I've read that this sequence only appears in print starting in the 13th century. I've searched this forum and my usual databases, but I can't seem to find an online version of an early manuscript. I know there must be some out there. Can anyone point me in the right direction?
The above is informative - especially the reference to an exhaustive dissertation by Kees Vellekoop (a Dutch musicologist at the Univ. of Utrecht) dating from 1978 on the Dies irae its author and composer and where the oldest manuscripts of the melody can be sourced. He is regarded as the foremost expert on this sequence. Vellekoop died in a traffic accident in 2002 at the age of 62. The dissertation itself is in German:
Vellekoop, Kees. Dies Irae, Dies Illa: Studien zur Frügeschichte einer Sequenz. Bilthoven: A.B. Creyhgton, 1978.

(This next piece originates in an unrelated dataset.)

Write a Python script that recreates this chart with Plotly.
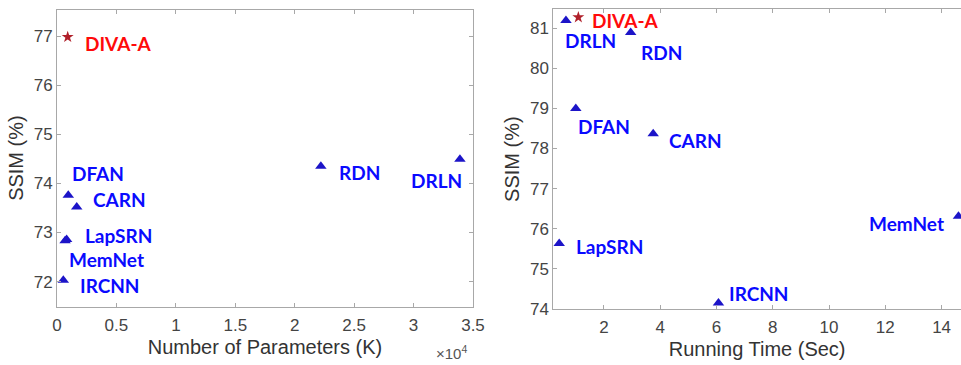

Contrary to popular belief, the Dies Irae was rarely sung before the 15th century... I believe the council of trent and its aftermath first standardized it as a required proper of the Mass of the Dead. Before 16th c. some areas still had no sequence at all for funerals in fact.
(THIS IS WHY: The earliest surviving polyphonic setting of the Requiem by Johannes Ockeghem does not include a Dies Irae, after this the first polyphonic settings to include the Dies Irae are by Engarandus Juvenis (c.1490) and Antoine Brumel (1516) to be followed by many composers of the renaissance. )
Instead the sequence "De profundis exclamantes" was the sequence for the Mass of the Dead. In my opinion this is a far superior sequence which is more appropriate for funerals. You can find it transcribed in Nemisio's Valles excellent dissertation on the Mass and Office for the Dead before the reformation.
The melody itself is the generic "lauda syon/victorine" type, but the theology of the text is outstanding! I hope to try it with a different melody eventually.
While I am a traditional latin rite orthodox catholic christian, and like the dies irae immensely, it's last judgement theme seems a bit too severe for funerals. In some sense Vatican II liturgical reforms had a point in making it optional (optional being effectively a synonymn for no longer used !), but they never replaced it with anything better either, therefore I am somewhat ambivalent about that beautreacratic decision. I prefer to have it rather than nothing, but I recognize its severety does not appeal to some people. This is probably the only view someone can link me to where I am not in disagreement with Annibale Bugnini, who I think is a very bad man. (He helped officially omit the "Dies irae" in 1969)
Though we all must be judged before Him, the dramatic way it is put in that sequence seems to suggest and stereotype us as universally unrepentent super-sinners at the time of our deaths. This is because the dies irae was never written with the intention that it be used at funerals. I compiled a very accurate english metrical translation for singing purposes, so I know how it sounds in both languages. (The latin text does perhaps help the mystery element to lessen the intensity of the words for those who dont understand it or don't have a missalette handy to read.)
The sequence Dies Irae seems to me to be much more appropriate for the Sunday before Advent or a feast such as Christ the King, or as exists in the Byzantine rite "The Sunday of the Last Judgement"
When You, O God, shall come to earth with glory, All things shall tremble And the river of fire shall flow before Your judgment seat; The books shall be opened and the hidden things disclosed! Then deliver me from the unquenchable fire, And make me worthy to stand at Your right hand, righteous Judge! )
Perhaps not too severe. In this time of general laxity, another reminder of the Last things for the members of a funeral party can do no wrong. The only reproach to 'Dies irae' could be made that the text has nothing about the Purgatory, but this can be said about the Preface and most of the texts of the Office of the Dead, too.
Given the spread of the universalist heresy in the Catholic community, I think that the Dies Irae would be a welcome corrective. And it's in the Gregorian Top 40!